> DIRECTION: Write out again exactly the lines from the one containing "Write a Python" through the one containing "ax = fig.add_axes([0.0909, 0.1318, 0.907, 0.858])", both included, and omit the pictures.

> MATERIALS PROVIDED:
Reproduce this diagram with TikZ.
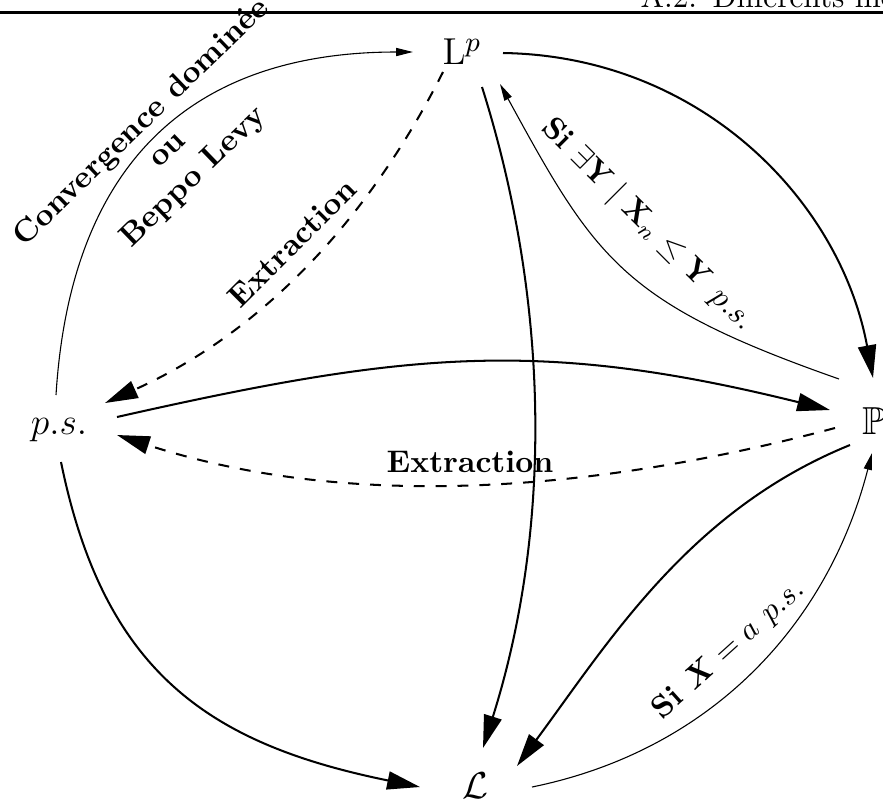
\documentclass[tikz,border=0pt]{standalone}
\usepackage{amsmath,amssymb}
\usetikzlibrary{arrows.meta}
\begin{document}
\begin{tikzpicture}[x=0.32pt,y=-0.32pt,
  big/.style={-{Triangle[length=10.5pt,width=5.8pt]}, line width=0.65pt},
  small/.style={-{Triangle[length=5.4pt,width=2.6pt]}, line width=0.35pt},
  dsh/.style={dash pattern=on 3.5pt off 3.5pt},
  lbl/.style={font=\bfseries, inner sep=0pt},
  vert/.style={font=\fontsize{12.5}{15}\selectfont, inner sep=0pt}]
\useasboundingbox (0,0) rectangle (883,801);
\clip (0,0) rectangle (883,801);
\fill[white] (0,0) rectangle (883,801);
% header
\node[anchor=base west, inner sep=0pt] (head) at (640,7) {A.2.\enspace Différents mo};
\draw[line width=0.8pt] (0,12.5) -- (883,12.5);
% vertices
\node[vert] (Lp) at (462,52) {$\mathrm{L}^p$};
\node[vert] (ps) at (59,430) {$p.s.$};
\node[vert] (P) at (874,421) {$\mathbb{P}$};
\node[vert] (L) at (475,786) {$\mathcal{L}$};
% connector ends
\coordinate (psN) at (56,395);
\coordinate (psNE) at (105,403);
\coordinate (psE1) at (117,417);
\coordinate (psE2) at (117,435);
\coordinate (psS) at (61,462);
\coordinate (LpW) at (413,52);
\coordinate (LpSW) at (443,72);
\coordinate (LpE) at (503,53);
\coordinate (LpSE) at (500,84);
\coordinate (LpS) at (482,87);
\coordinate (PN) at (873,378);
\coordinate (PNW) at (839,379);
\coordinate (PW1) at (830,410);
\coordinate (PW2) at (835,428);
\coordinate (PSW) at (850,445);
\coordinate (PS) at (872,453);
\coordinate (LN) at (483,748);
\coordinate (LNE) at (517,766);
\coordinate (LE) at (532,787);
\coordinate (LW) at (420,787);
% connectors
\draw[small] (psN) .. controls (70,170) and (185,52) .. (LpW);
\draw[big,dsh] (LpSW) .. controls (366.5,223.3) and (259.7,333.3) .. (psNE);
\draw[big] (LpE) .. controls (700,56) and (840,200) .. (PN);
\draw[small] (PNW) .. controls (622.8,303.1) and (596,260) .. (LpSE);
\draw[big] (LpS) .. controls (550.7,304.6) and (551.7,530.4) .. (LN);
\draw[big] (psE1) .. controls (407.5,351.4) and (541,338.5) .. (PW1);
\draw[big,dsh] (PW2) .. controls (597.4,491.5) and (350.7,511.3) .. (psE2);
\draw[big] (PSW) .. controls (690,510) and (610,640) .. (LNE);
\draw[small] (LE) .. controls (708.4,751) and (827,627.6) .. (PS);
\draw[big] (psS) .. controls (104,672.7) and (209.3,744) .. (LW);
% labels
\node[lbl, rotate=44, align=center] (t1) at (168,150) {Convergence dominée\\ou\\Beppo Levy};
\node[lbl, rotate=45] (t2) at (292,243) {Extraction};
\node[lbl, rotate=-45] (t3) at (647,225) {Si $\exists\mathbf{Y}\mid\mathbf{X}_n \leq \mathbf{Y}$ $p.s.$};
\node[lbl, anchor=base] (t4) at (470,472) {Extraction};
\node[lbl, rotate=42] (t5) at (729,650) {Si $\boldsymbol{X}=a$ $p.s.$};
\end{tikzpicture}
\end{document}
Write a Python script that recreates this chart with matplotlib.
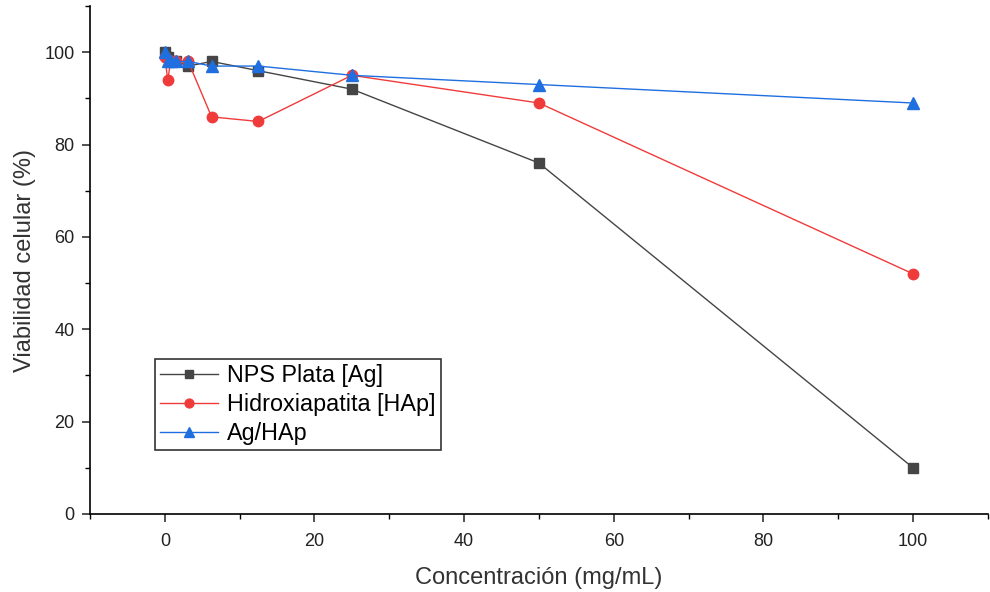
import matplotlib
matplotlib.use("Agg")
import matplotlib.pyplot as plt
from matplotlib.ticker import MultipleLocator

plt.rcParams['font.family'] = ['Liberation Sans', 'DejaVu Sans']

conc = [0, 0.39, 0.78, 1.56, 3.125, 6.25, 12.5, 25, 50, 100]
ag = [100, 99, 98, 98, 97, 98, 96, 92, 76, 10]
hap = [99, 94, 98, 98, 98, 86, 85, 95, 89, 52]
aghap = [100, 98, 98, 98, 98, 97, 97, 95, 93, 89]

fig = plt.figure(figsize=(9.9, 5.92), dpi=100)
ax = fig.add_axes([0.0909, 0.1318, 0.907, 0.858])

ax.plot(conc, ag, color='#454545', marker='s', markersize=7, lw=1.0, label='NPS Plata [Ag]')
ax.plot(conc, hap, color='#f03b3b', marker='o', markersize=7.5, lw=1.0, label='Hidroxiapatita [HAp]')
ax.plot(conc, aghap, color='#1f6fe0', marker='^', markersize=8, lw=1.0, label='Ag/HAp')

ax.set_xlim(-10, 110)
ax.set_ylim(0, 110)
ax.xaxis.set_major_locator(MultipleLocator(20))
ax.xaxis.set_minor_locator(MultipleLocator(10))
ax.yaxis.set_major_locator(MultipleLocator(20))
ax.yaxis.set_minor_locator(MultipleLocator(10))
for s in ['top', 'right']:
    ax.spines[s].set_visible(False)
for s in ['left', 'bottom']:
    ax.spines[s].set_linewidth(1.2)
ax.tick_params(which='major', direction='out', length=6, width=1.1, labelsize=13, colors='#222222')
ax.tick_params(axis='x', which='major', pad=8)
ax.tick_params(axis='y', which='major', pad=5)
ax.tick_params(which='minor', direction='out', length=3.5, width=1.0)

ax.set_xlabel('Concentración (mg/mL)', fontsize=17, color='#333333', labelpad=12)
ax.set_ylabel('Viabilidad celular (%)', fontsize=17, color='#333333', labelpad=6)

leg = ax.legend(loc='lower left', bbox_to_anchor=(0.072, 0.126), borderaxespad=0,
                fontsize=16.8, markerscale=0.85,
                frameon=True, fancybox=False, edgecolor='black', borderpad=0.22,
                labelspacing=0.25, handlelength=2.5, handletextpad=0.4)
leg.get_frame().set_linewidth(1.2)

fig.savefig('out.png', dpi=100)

> SOLVED PROBLEM:
Write a Python script that recreates this chart with matplotlib.
import matplotlib
matplotlib.use("Agg")
import matplotlib.pyplot as plt
from matplotlib.ticker import MultipleLocator

plt.rcParams['font.family'] = ['Liberation Sans', 'DejaVu Sans']

conc = [0, 0.39, 0.78, 1.56, 3.125, 6.25, 12.5, 25, 50, 100]
ag = [100, 99, 98, 98, 97, 98, 96, 92, 76, 10]
hap = [99, 94, 98, 98, 98, 86, 85, 95, 89, 52]
aghap = [100, 98, 98, 98, 98, 97, 97, 95, 93, 89]

fig = plt.figure(figsize=(9.9, 5.92), dpi=100)
ax = fig.add_axes([0.0909, 0.1318, 0.907, 0.858])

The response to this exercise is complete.